● **Entries**

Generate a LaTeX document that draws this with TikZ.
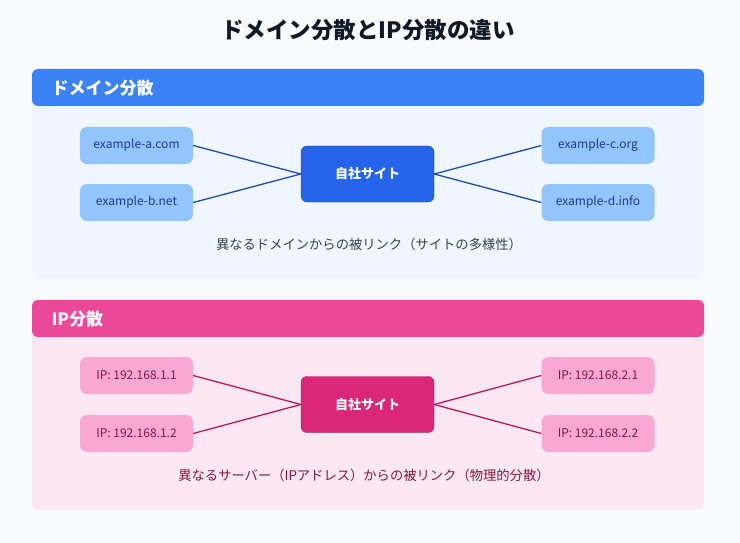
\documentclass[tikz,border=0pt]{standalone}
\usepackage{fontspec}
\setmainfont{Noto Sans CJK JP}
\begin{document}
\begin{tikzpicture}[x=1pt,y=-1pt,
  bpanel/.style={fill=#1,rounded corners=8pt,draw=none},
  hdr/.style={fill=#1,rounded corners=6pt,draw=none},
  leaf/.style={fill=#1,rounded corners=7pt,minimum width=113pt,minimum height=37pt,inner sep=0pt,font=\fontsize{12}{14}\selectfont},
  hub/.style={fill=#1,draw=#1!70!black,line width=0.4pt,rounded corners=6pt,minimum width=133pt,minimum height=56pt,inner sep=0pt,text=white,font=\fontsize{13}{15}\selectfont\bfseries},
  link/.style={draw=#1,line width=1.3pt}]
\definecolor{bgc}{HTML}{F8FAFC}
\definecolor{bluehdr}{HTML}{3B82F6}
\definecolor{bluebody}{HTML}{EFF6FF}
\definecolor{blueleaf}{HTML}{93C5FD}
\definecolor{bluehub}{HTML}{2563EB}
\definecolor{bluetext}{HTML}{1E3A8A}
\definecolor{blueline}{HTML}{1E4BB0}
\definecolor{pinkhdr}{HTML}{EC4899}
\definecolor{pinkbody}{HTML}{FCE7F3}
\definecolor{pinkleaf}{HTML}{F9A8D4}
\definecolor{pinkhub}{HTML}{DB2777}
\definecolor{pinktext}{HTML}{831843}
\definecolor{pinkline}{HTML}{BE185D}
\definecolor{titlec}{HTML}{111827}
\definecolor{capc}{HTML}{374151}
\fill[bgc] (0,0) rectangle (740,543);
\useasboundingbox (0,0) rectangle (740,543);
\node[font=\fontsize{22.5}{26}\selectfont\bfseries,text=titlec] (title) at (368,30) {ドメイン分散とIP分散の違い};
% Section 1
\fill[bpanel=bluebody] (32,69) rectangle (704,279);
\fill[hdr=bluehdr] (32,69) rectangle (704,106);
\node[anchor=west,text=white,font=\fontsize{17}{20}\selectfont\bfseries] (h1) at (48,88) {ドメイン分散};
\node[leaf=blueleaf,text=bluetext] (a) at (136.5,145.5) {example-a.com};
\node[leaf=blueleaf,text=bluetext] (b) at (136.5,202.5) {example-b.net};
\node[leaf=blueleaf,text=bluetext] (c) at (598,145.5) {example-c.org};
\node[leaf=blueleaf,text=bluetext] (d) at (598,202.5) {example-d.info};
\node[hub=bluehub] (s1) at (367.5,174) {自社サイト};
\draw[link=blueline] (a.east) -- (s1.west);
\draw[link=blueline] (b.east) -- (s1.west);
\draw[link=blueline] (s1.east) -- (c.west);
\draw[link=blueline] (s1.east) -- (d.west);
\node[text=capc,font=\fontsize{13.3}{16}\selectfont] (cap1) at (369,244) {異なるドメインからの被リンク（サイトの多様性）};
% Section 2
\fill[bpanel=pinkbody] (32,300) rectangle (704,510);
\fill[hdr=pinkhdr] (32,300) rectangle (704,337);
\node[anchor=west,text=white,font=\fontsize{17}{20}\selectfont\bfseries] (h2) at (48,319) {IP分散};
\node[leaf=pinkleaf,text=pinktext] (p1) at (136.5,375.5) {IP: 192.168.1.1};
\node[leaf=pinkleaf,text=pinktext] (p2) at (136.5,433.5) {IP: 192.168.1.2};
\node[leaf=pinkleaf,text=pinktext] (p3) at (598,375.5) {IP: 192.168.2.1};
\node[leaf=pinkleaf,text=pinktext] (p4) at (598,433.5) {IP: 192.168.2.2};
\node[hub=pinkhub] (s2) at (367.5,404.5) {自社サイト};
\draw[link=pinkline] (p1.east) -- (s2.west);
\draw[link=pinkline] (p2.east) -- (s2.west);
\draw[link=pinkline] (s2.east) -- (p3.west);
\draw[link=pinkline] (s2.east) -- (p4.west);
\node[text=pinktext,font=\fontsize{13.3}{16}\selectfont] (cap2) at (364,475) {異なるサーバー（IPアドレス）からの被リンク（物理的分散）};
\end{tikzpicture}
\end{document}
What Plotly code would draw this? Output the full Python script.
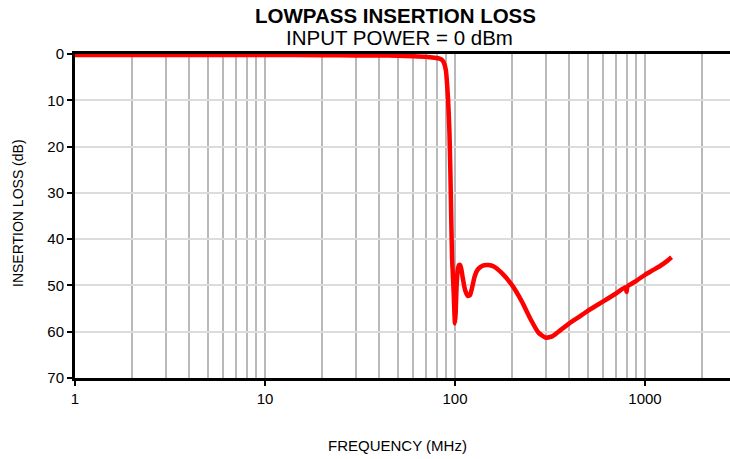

● **Exercise description**
Look over the listing above. Pick out and copy every line that includes "this".

● **Written solution**
Generate a LaTeX document that draws this with TikZ.
What Plotly code would draw this? Output the full Python script.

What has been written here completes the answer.